1. Current End User Stakeholders. There will be a continual process of engagement with our end user partners (e.g. utilities, their supply chain and regulators) informing them of new developments and future capabilities providing them with the opportunity to co-create the research and technical development as the programme advances. The team is already engaged with these partners through ongoing research and consultancy projects. We will expand this engagement through a planned programme of bespoke meetings, extended workshops and staff exchanges. The meetings, workshops and staff exchanges will ensure a deep two-way dialogue to allow the PG team to understand precisely and respond appropriately to current end user needs and exploit opportunities as they develop.

2. Wider End User Community. We will disseminate the results of our research in professional journals and trader press magazines, which are read widely by practitioners and which have proved effective in the past to help to facilitate technology trials and subsequent adoption by utilities. We will also target industry-focused events such as CIWEM's UDG annual conference, where presentations will be made to raise awareness of the capabilities of the technology so that relationships can be developed with utilities and their consultants. We will use the networks of our end user project partners to communicate the programme's outputs to a wider audience in different spheres of the industrial sector. We will offer annual workshops and webinars at which engineers and managers will be given hands-on and interactive experiences on how autonomous sensors can be used to inspect infrastructure pervasively.

3. General Public. We will win the support of the general public through a carefully prepared sequence of social media activities, press releases of key achievements, public lectures on topical research issues, school workshops and on-line webinars. These will focus on the role of sensing in society, the advantages of autonomous inspection of buried infrastructure, the opportunities for reducing traffic congestion through fewer road excavations and the benefits for society through the novel use of robots for sensor deployment pervasively.

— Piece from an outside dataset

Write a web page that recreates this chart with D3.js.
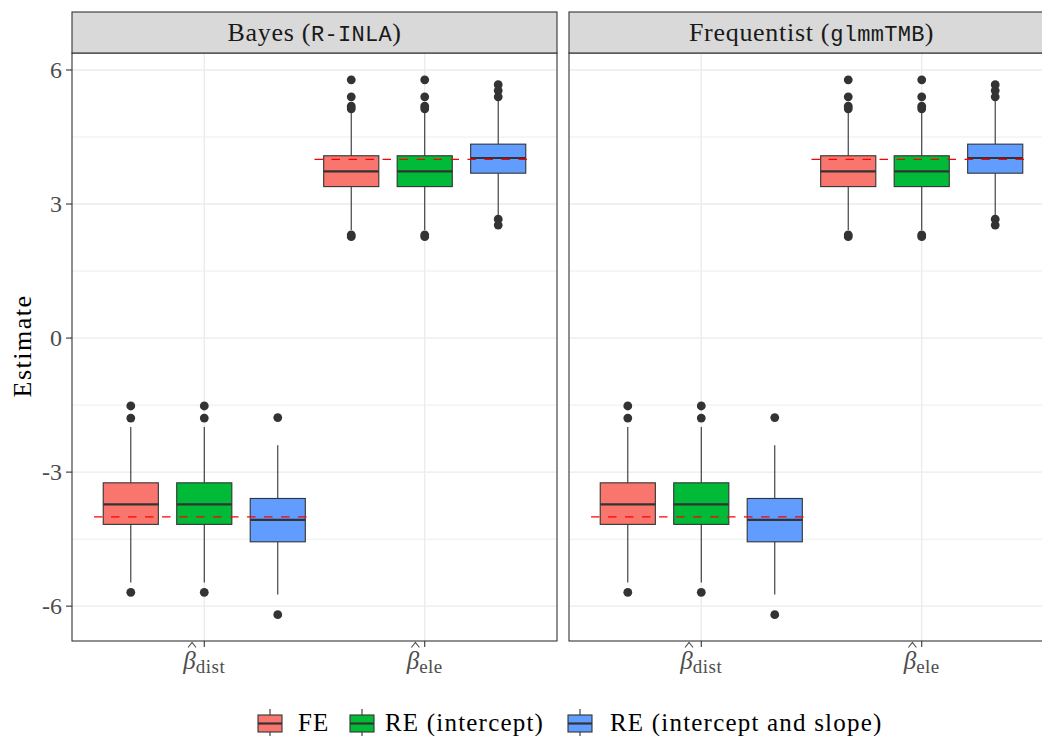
<!DOCTYPE html>
<html>
<head>
<meta charset="utf-8">
<script src="https://cdn.jsdelivr.net/npm/d3@7"></script>
<style>
  html, body { margin: 0; padding: 0; background: #fff; }
  svg { display: block; }
</style>
</head>
<body>
<svg id="chart" width="1042" height="736"></svg>
<script>
// ---------------- data ----------------
const panelTitles = ["Bayes (", "Frequentist ("];
const panelCodes = ["R-INLA", "glmmTMB"];
const categories = ["dist", "ele"];
const methods = ["FE", "RE (intercept)", "RE (intercept and slope)"];
const methodColors = ["#F8766D", "#00BA38", "#619CFF"];
const trueValues = [-4, 4];
const yTicks = [-6, -3, 0, 3, 6];
const yTickLabels = ["-6", "-3", "0", "3", "6"];
const yMinor = [-4.5, -1.5, 1.5, 4.5];

// box statistics per category (rows) and method (columns)
const whiskerLow = [[-5.47, -5.47, -5.74], [2.42, 2.42, 2.72]];
const q1 = [[-4.17, -4.17, -4.56], [3.39, 3.39, 3.69]];
const median = [[-3.72, -3.72, -4.07], [3.73, 3.73, 4.03]];
const q3 = [[-3.24, -3.24, -3.59], [4.08, 4.08, 4.34]];
const whiskerHigh = [[-1.99, -1.99, -2.40], [5.07, 5.07, 5.33]];
const outliers = [
  [[-1.52, -1.79, -5.69], [-1.52, -1.79, -5.69], [-1.78, -6.19]],
  [[5.78, 5.40, 5.19, 5.13, 2.31, 2.27], [5.78, 5.40, 5.19, 5.13, 2.31, 2.27], [5.67, 5.54, 5.40, 2.66, 2.53]]
];

// ---------------- layout ----------------
const svg = d3.select("#chart");
const serif = "'Liberation Serif', 'DejaVu Serif', serif";
const mono = "'Liberation Mono', 'DejaVu Sans Mono', monospace";
const panelTop = 53, panelBottom = 641, stripTop = 12, panelW = 485;
const panelX = [72, 569];

const y = d3.scaleLinear().domain([-6.78, 6.38]).range([panelBottom, panelTop]);

svg.append("rect").attr("width", 1042).attr("height", 736).attr("fill", "#fff");

panelX.forEach((x0, p) => {
  const x = d3.scaleLinear().domain([0.4, 2.6]).range([x0, x0 + panelW]);
  const unit = x(1) - x(0);
  const g = svg.append("g");

  g.append("rect").attr("x", x0).attr("y", panelTop).attr("width", panelW)
    .attr("height", panelBottom - panelTop).attr("fill", "#fff");

  // grid
  g.selectAll(".minor").data(yMinor).join("line")
    .attr("x1", x0).attr("x2", x0 + panelW)
    .attr("y1", d => y(d)).attr("y2", d => y(d))
    .attr("stroke", "#EBEBEB").attr("stroke-width", 0.9);
  g.selectAll(".major").data(yTicks).join("line")
    .attr("x1", x0).attr("x2", x0 + panelW)
    .attr("y1", d => y(d)).attr("y2", d => y(d))
    .attr("stroke", "#EBEBEB").attr("stroke-width", 1.3);
  g.selectAll(".vmajor").data(categories).join("line")
    .attr("x1", (d, i) => x(i + 1)).attr("x2", (d, i) => x(i + 1))
    .attr("y1", panelTop).attr("y2", panelBottom)
    .attr("stroke", "#EBEBEB").attr("stroke-width", 1.3);

  // boxes
  categories.forEach((c, ci) => {
    methods.forEach((m, mi) => {
      const cx = x(ci + 1 + (mi - 1) / 3);
      const hw = unit * 0.125;
      g.append("line").attr("x1", cx).attr("x2", cx)
        .attr("y1", y(q3[ci][mi])).attr("y2", y(whiskerHigh[ci][mi]))
        .attr("stroke", "#333").attr("stroke-width", 1.1);
      g.append("line").attr("x1", cx).attr("x2", cx)
        .attr("y1", y(q1[ci][mi])).attr("y2", y(whiskerLow[ci][mi]))
        .attr("stroke", "#333").attr("stroke-width", 1.1);
      g.append("rect").attr("x", cx - hw).attr("width", 2 * hw)
        .attr("y", y(q3[ci][mi])).attr("height", y(q1[ci][mi]) - y(q3[ci][mi]))
        .attr("fill", methodColors[mi]).attr("stroke", "#333").attr("stroke-width", 1.1);
      g.append("line").attr("x1", cx - hw).attr("x2", cx + hw)
        .attr("y1", y(median[ci][mi])).attr("y2", y(median[ci][mi]))
        .attr("stroke", "#333").attr("stroke-width", 2.2);
      g.selectAll(null).data(outliers[ci][mi]).join("circle")
        .attr("cx", cx).attr("cy", d => y(d)).attr("r", 4.4).attr("fill", "#333");
    });
    g.append("line").attr("x1", x(ci + 0.5)).attr("x2", x(ci + 1.5))
      .attr("y1", y(trueValues[ci])).attr("y2", y(trueValues[ci]))
      .attr("stroke", "#FF0000").attr("stroke-width", 1.2)
      .attr("stroke-dasharray", "8.5,8.5");
  });

  // panel border
  g.append("rect").attr("x", x0).attr("y", panelTop).attr("width", panelW)
    .attr("height", panelBottom - panelTop).attr("fill", "none")
    .attr("stroke", "#333").attr("stroke-width", 1.1);

  // strip
  g.append("rect").attr("x", x0).attr("y", stripTop).attr("width", panelW)
    .attr("height", panelTop - stripTop).attr("fill", "#D9D9D9")
    .attr("stroke", "#333").attr("stroke-width", 1.1);
  const st = g.append("text").attr("x", x0 + panelW / 2).attr("y", 41)
    .attr("text-anchor", "middle").attr("fill", "#1A1A1A")
    .attr("font-family", serif).attr("font-size", 26).attr("letter-spacing", 0.7);
  st.append("tspan").text(panelTitles[p]);
  st.append("tspan").attr("font-family", mono).attr("font-size", 22).attr("letter-spacing", 0.3).text(panelCodes[p]);
  st.append("tspan").text(")");

  // x ticks and labels
  categories.forEach((c, ci) => {
    const cx = x(ci + 1);
    g.append("line").attr("x1", cx).attr("x2", cx).attr("y1", panelBottom).attr("y2", panelBottom + 6)
      .attr("stroke", "#333").attr("stroke-width", 1.1);
    const t = g.append("text").attr("x", cx).attr("y", 669).attr("text-anchor", "middle")
      .attr("fill", "#4D4D4D").attr("font-family", serif).attr("font-size", 25);
    t.append("tspan").attr("font-style", "italic").text("\u03B2");
    t.append("tspan").attr("font-size", 19).attr("dy", 4).attr("letter-spacing", 0.5).text(c);
    const ext = t.node().getExtentOfChar(0);
    const hx = ext.x + ext.width / 2 + 2.5;
    g.append("path")
      .attr("d", d3.line()([[hx - 4, 647.5], [hx, 642.5], [hx + 4, 647.5]]))
      .attr("fill", "none").attr("stroke", "#4D4D4D").attr("stroke-width", 1.1);
  });
});

// y axis (left panel only)
const ya = svg.append("g");
ya.selectAll("line").data(yTicks).join("line")
  .attr("x1", 66).attr("x2", 72).attr("y1", d => y(d)).attr("y2", d => y(d))
  .attr("stroke", "#333").attr("stroke-width", 1.1);
ya.selectAll("text").data(yTicks).join("text")
  .attr("x", 62).attr("y", d => y(d) + 8).attr("text-anchor", "end")
  .attr("fill", "#4D4D4D").attr("font-family", serif).attr("font-size", 24)
  .text((d, i) => yTickLabels[i]);

svg.append("text").attr("transform", "translate(31,346) rotate(-90)")
  .attr("text-anchor", "middle").attr("fill", "#000")
  .attr("font-family", serif).attr("font-size", 26).attr("letter-spacing", 1.5).text("Estimate");

// legend
const keyX = [258, 350, 568];
const textX = [298, 385, 610];
const lg = svg.append("g");
methods.forEach((m, i) => {
  const kx = keyX[i];
  lg.append("line").attr("x1", kx + 12).attr("x2", kx + 12).attr("y1", 709).attr("y2", 740)
    .attr("stroke", "#333").attr("stroke-width", 1.1);
  lg.append("rect").attr("x", kx).attr("y", 715).attr("width", 24).attr("height", 17)
    .attr("fill", methodColors[i]).attr("stroke", "#333").attr("stroke-width", 1.1);
  lg.append("line").attr("x1", kx).attr("x2", kx + 24).attr("y1", 723.5).attr("y2", 723.5)
    .attr("stroke", "#333").attr("stroke-width", 2.2);
  lg.append("text").attr("x", textX[i]).attr("y", 731)
    .attr("fill", "#000").attr("font-family", serif).attr("font-size", 25)
    .attr("letter-spacing", 1.2).text(m);
});
</script>
</body>
</html>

4. Policy Makers. This Programme Grant involves a team that is closely engaged with key professional bodies in the UK and overseas. This will enable us to interact very closely with the professional bodies and help them influence the R&D policies being developed by governments to support the adoption of this technology platform more widely. These include the work of at least the six leading professional bodies in the UK: National Infrastructure Commission, Institution of Civil Engineers, Chartered Institution of Water and Environmental Management, Institution of Mechanical Engineers, Institution of Electrical and Electronic Engineers, Institute of Acoustics and Institute of Physics. We will also interact with the appropriate regulators in order to change policy and modify current asset management practices.